Some of the work will have to be done by the baseball executives on Yawkey Way, but believe it or not, there are things that you and I can do to force the Sox into making changes. Here's what I've got.
1. First And Foremost, Stop Supporting This Team (That Means You!)
Many of you have already taken this course, and for that, I applaud you. Some people might call you fair weather fans, but I wouldn't. Being a fair weather fan implies that you support the team only in the good times, but nowhere does it say you have to support a team that's making very poor personnel decisions and is employing a bunch of millionaire crybabies.
For those of you that haven't taken this rout... what on earth are you waiting for?
Just so we're clear, bringing your family to Fenway Park to spend money on overpriced tickets and approximately $1,000 hotdogs and singing "Sweet Caroline" isn't helping anything. It appears that all the current ownership group cares about now is how much money they're making, and they're still bringing in a good chunk of change. Now, if you stop the money flow -- that means don't buy tickets (or don't even use the ones you have), don't buy that Red Sox shirt or hat, and don't even bother watching them on TV -- they'll have no choice but to change.
Of course, I can't tell you what to do. You can do whatever you want. But if you continue to support this team and give them your money, don't complain about the on-field product.
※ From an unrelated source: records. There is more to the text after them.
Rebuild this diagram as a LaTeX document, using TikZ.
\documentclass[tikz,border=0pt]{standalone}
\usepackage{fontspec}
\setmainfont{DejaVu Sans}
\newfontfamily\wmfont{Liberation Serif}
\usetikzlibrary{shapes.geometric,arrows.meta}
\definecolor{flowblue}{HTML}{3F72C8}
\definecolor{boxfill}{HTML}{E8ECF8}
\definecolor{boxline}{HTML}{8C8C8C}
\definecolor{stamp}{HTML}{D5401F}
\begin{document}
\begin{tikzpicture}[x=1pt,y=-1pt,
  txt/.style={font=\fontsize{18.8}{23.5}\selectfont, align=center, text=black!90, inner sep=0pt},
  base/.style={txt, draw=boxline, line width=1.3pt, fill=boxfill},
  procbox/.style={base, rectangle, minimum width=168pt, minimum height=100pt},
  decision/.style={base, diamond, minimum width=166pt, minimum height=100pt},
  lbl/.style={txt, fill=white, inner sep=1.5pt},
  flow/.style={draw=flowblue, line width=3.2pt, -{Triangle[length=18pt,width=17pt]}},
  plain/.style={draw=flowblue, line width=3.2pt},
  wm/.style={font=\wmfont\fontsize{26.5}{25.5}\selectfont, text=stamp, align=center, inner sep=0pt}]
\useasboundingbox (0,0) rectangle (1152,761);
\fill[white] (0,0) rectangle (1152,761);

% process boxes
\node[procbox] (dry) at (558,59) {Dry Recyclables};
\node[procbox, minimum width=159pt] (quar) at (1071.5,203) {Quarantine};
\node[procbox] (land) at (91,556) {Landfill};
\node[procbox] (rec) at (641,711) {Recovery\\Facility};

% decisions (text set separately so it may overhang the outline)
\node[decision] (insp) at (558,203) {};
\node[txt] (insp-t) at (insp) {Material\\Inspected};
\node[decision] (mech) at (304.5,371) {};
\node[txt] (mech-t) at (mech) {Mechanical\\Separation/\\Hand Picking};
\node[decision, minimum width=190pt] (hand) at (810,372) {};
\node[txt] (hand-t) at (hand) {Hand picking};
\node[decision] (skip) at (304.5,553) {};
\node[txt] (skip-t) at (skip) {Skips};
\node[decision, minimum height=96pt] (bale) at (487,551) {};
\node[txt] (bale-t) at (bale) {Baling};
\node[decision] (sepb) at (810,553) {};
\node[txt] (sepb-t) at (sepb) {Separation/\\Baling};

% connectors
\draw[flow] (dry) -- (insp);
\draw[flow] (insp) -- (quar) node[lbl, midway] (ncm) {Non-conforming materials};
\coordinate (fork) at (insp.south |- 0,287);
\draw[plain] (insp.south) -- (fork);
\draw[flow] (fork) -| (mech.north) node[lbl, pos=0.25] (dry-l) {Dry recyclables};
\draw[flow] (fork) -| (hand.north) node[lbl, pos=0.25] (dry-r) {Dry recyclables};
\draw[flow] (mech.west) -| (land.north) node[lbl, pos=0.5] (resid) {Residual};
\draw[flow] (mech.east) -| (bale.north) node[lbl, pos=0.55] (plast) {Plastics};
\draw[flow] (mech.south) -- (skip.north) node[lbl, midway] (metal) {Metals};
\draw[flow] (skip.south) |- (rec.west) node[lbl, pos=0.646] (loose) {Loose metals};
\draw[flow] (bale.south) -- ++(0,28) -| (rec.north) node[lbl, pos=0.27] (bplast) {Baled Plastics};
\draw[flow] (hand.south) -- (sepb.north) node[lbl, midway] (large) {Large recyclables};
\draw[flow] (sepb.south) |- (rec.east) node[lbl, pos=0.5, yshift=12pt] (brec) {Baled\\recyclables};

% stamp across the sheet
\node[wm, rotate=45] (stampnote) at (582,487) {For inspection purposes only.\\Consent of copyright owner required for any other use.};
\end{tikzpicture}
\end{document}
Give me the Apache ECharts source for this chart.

You've lost that right.
2. Change The Culture (No More Content, Lazy Superstars)
Content and lazy superstars got the Red Sox into this mess in the first place. Do you really think they're going to get them out, too? Another obvious solution that eludes the Sox brass. Josh Beckett? See you later. David Ortiz? Thanks for everything, but don't let the door hit you on the way out. John Lacket? I'll pay your bus fare out of town (I wouldn't even put you on a coach flight). The bad attitudes have to go. Pronto.
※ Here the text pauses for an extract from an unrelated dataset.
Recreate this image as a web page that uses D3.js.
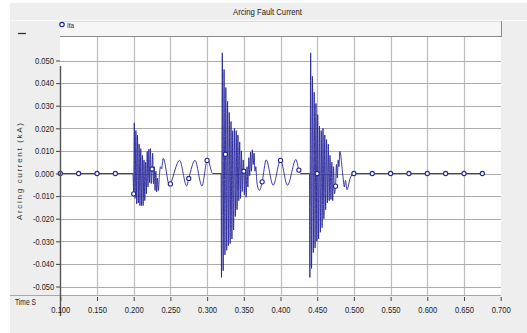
<!DOCTYPE html>
<html><head><meta charset="utf-8">
<script src="https://cdn.jsdelivr.net/npm/d3@7"></script>
<style>body{margin:0;background:#fff;} svg{display:block;font-family:"Liberation Sans",Arial,sans-serif;}</style>
</head><body><svg id="c" width="527" height="333"></svg>
<script>
const chartTitle = "Arcing Fault Current";
const seriesName = "Ifa";
const yAxisTitle = "Arcing current (kA)";
const xAxisTitle = "Time S";
const xTicks = [0.1,0.15,0.2,0.25,0.3,0.35,0.4,0.45,0.5,0.55,0.6,0.65,0.7];
const yTicks = [0.05,0.04,0.03,0.02,0.01,0,-0.01,-0.02,-0.03,-0.04,-0.05];
const markerTimes = [0.1,0.125,0.15,0.175,0.2,0.225,0.25,0.275,0.3,0.325,0.35,0.375,0.4,0.425,0.45,0.475,0.5,0.525,0.55,0.575,0.6,0.625,0.65,0.675];
const markerValues = [0,0,0,0,-0.009,0.002,-0.0046,-0.0022,0.0058,0.0085,0.001,-0.0037,0.0058,0.0015,0,-0.0056,0,0,0,0,0,0,0,0];
const ifaLead = [[0.1,0],[0.125,0],[0.15,0],[0.175,0]];
const ifaBurst1 = [[0.1990,0],[0.2000,-0.009],[0.2008,0.0224],[0.2019,-0.011],[0.2030,0.019],[0.2041,-0.0134],[0.2052,0.017],[0.2063,-0.013],[0.2074,0.013],[0.2085,-0.0142],[0.2096,0.011],[0.2107,-0.0142],[0.2118,0.008],[0.2129,-0.0142],[0.2140,0.006],[0.2151,-0.012],[0.2162,0.005],[0.2173,-0.009],[0.2184,0.0097],[0.2195,-0.006],[0.2206,0.0108],[0.2217,-0.004],[0.2228,0.011],[0.2239,-0.0045],[0.2250,0.002],[0.2258,0.009],[0.2269,-0.0045],[0.2280,0.003],[0.2291,-0.0075],[0.2302,0.001],[0.2313,-0.0082],[0.2324,-0.002],[0.2336,-0.0075],[0.2350,-0.001],[0.2365,0.003],[0.2380,0.002],[0.2403,0.0067],[0.2488,-0.0053],[0.2500,-0.0046],[0.2625,0.0058],[0.2722,-0.0055],[0.2750,-0.0022],[0.2835,0.0058],[0.2930,-0.0055],[0.3000,0.0058],[0.3010,0.0060],[0.3075,0]];
const ifaBurst2 = [[0.3190,0],[0.3196,-0.046],[0.3207,0.0534],[0.3219,-0.043],[0.3231,0.046],[0.3243,-0.036],[0.3250,0.0085],[0.3255,0.038],[0.3267,-0.034],[0.3279,0.032],[0.3290,-0.032],[0.3302,0.027],[0.3314,-0.031],[0.3326,0.023],[0.3338,-0.029],[0.3349,0.019],[0.3361,-0.025],[0.3373,0.020],[0.3385,-0.019],[0.3397,0.019],[0.3408,-0.016],[0.3420,0.017],[0.3432,-0.012],[0.3444,0.014],[0.3456,-0.011],[0.3467,0.010],[0.3479,-0.008],[0.3491,0.006],[0.3500,0.001],[0.3508,-0.0095],[0.3520,0.002],[0.3532,-0.0105],[0.3544,0.003],[0.3556,-0.006],[0.3568,0.007],[0.3580,-0.001],[0.3592,0.0095],[0.3604,0.001],[0.3616,0.0105],[0.3628,0.004],[0.3640,0.009],[0.3652,0.001],[0.3664,0.003],[0.3676,-0.003],[0.3690,-0.006],[0.3714,-0.0075],[0.3750,-0.0037],[0.3805,0.0060],[0.3900,-0.0052],[0.4000,0.0058],[0.4095,-0.0052],[0.4210,0.0062],[0.4250,0.0015],[0.4270,0]];
const ifaBurst3 = [[0.4395,0],[0.4400,-0.046],[0.4411,0.0534],[0.4423,-0.042],[0.4435,0.043],[0.4447,-0.035],[0.4459,0.036],[0.4471,-0.033],[0.4483,0.031],[0.4495,-0.030],[0.4500,0],[0.4507,0.026],[0.4519,-0.029],[0.4531,0.021],[0.4543,-0.026],[0.4555,0.019],[0.4567,-0.024],[0.4579,0.020],[0.4591,-0.020],[0.4603,0.017],[0.4615,-0.016],[0.4627,0.015],[0.4639,-0.013],[0.4651,0.013],[0.4663,-0.012],[0.4675,0.008],[0.4687,-0.0115],[0.4699,0.005],[0.4711,-0.012],[0.4723,0.003],[0.4735,-0.009],[0.4750,-0.0056],[0.4762,0.004],[0.4774,-0.002],[0.4786,0.006],[0.4796,0.003],[0.4808,0.0098],[0.4850,-0.001],[0.4870,-0.006],[0.4885,-0.003],[0.4905,-0.0072],[0.4950,-0.002],[0.5000,0]];
const ifaTail = [[0.525,0],[0.55,0],[0.575,0],[0.6,0],[0.625,0],[0.65,0],[0.675,0]];

const svg = d3.select("#c");
const x = d3.scaleLinear().domain([0.1,0.7]).range([60.3,500.7]);
const y = d3.scaleLinear().domain([-0.05,0.05]).range([286.5,60.5]);
const plotL = 60, plotR = 501, plotT = 37, plotB = 295;
const navy = "#25259a";

// panels
svg.append("rect").attr("x",10).attr("y",3).attr("width",517).attr("height",330).attr("fill","#eeeeee");
svg.append("line").attr("x1",10).attr("x2",527).attr("y1",20.5).attr("y2",20.5).attr("stroke","#fafafa");
svg.append("text").attr("x",267.5).attr("y",14.5).attr("text-anchor","middle").attr("font-size",9)
  .attr("textLength",69).attr("lengthAdjust","spacingAndGlyphs").attr("fill","#222").text(chartTitle);
// legend bar
svg.append("rect").attr("x",plotL).attr("y",21).attr("width",plotR-plotL).attr("height",16).attr("fill","#f6f6f6");
svg.append("line").attr("x1",plotL).attr("x2",plotR).attr("y1",21.5).attr("y2",21.5).attr("stroke","#dddddd");
svg.append("line").attr("x1",plotR+0.5).attr("x2",plotR+0.5).attr("y1",21).attr("y2",37).attr("stroke","#8a8a8a");
svg.append("line").attr("x1",plotL).attr("x2",plotR+1).attr("y1",36.5).attr("y2",36.5).attr("stroke","#8a8a8a");
svg.append("circle").attr("cx",62).attr("cy",24.5).attr("r",2.2).attr("fill","#fff").attr("stroke",navy).attr("stroke-width",1.2);
svg.append("text").attr("x",67).attr("y",28).attr("font-size",8).attr("textLength",7).attr("lengthAdjust","spacingAndGlyphs").attr("fill","#222").text(seriesName);
svg.append("line").attr("x1",18).attr("x2",26).attr("y1",33.5).attr("y2",33.5).attr("stroke","#333").attr("stroke-width",1.3);

// plot area
svg.append("rect").attr("x",plotL).attr("y",plotT).attr("width",plotR-plotL).attr("height",plotB-plotT).attr("fill","#ffffff");
svg.append("g").selectAll("line").data(xTicks.filter(d=>d>0.1 && d<0.7)).join("line")
  .attr("x1",d=>Math.round(x(d))+0.5).attr("x2",d=>Math.round(x(d))+0.5).attr("y1",plotT).attr("y2",plotB)
  .attr("stroke","#bdbdbd").attr("stroke-width",1.2);
svg.append("g").selectAll("line").data(yTicks).join("line")
  .attr("x1",plotL).attr("x2",plotR).attr("y1",d=>Math.round(y(d))+0.5).attr("y2",d=>Math.round(y(d))+0.5)
  .attr("stroke","#acacac").attr("stroke-width",1.2);
svg.append("line").attr("x1",10).attr("x2",plotR).attr("y1",plotB+0.5).attr("y2",plotB+0.5).attr("stroke","#a8a8a8");

// series
const ifaData = [].concat(ifaLead, ifaBurst1, ifaBurst2, ifaBurst3, ifaTail);
const lineGen = d3.line().x(d=>x(d[0])).y(d=>y(d[1])).curve(d3.curveMonotoneX);
svg.append("path").datum(ifaData).attr("d",lineGen).attr("fill","none").attr("stroke",navy).attr("stroke-width",0.9).attr("stroke-linejoin","round");
svg.append("g").selectAll("circle").data(markerTimes.map((t,i)=>[t,markerValues[i]])).join("circle")
  .attr("cx",d=>x(d[0])).attr("cy",d=>y(d[1])).attr("r",2.1).attr("fill","#fff").attr("stroke",navy).attr("stroke-width",1.1);

// y axis
svg.append("line").attr("x1",60.5).attr("x2",60.5).attr("y1",66).attr("y2",316).attr("stroke","#555").attr("stroke-width",1.4);
const yAxis = svg.append("g").attr("transform","translate(60,0)")
  .call(d3.axisLeft(y).tickValues(yTicks).tickFormat(d=>d.toFixed(3)).tickSize(4).tickPadding(2));
yAxis.select(".domain").remove();
yAxis.selectAll(".tick line").attr("stroke","#444");
yAxis.selectAll(".tick text").attr("font-size",8.5).attr("fill","#222").attr("font-family","Liberation Sans, Arial, sans-serif")
  .attr("textLength",d=>d<0?21:19).attr("lengthAdjust","spacingAndGlyphs");
// x axis
const xAxis = svg.append("g").attr("transform","translate(0,297)")
  .call(d3.axisBottom(x).tickValues(xTicks).tickFormat(d=>d.toFixed(3)).tickSize(4).tickPadding(6));
xAxis.select(".domain").remove();
xAxis.selectAll(".tick line").attr("stroke","#444");
xAxis.selectAll(".tick text").attr("font-size",8.5).attr("fill","#222").attr("font-family","Liberation Sans, Arial, sans-serif")
  .attr("textLength",19).attr("lengthAdjust","spacingAndGlyphs");
svg.append("text").attr("x",15).attr("y",305).attr("font-size",8.5).attr("textLength",21).attr("lengthAdjust","spacingAndGlyphs").attr("fill","#222").text(xAxisTitle);
svg.append("text").attr("transform","translate(21.5,171.5) rotate(-90)").attr("text-anchor","middle").attr("font-size",8)
  .attr("textLength",97).attr("lengthAdjust","spacing").attr("fill","#333").text(yAxisTitle);
</script></body></html>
What made the Red Sox team in 2004 so great? They were hungry. Sure, they had stars, ones who were headcases (see Ramirez, Manny), but they hadn't won anything yet. There was a competitive drive in them to end an 86 year curse, and that carried them all the way to the finish line. The current cast of Red Sox? Well, what do they have to prove? Most have won rings already. Josh Beckett and David Ortiz have two, Lackey has one. Why should they put in extra effort to try and salvage the season or this team's reputation? They're made their money and won their titles. It's time to move on, save for the true team players like Dustin Pedroia, David Ortiz and Jon Lester.
3. If You Don't Fire Bobby Valentine, Let Him Be Bobby Valentine
Firing Bobby Valentine seems like the easy answer. I liked the hiring at first, but I've watched him stumble through this season and make questionable coaching decisions and say stupid things. I think it's pretty clear that this experiment just isn't working out, and I wouldn't lose any sleep if Bobby V. were to be Vince McMahon'd (could we have Vince fire him in front of a full house at Fenway, too?).
If for some reason Ben Cherington, er... I mean, Larry Lucchino... wants to keep him around, then for the love of all that is good, let him be the manager that we all thought he was going to be. Valentine was supposed to be this no-nonsense, tough manager who wouldn't tolerate any garbage from his roster. Instead, he's gone soft. Maybe some of that is just his age and experience. Still, you can't help but think that he's merely a puppet for upper management. Just let Bobby V. be Bobby V., even if it's only for the final stages of the season. Really, what do you have to lose?
Those are some basic suggestions, ones that should have been clear at the beginning of the season, that will help return this team to what it was earlier this decade. The status quo just isn't working, and we need a real overhaul in the offseason. Until they do, this team isn't worth your time.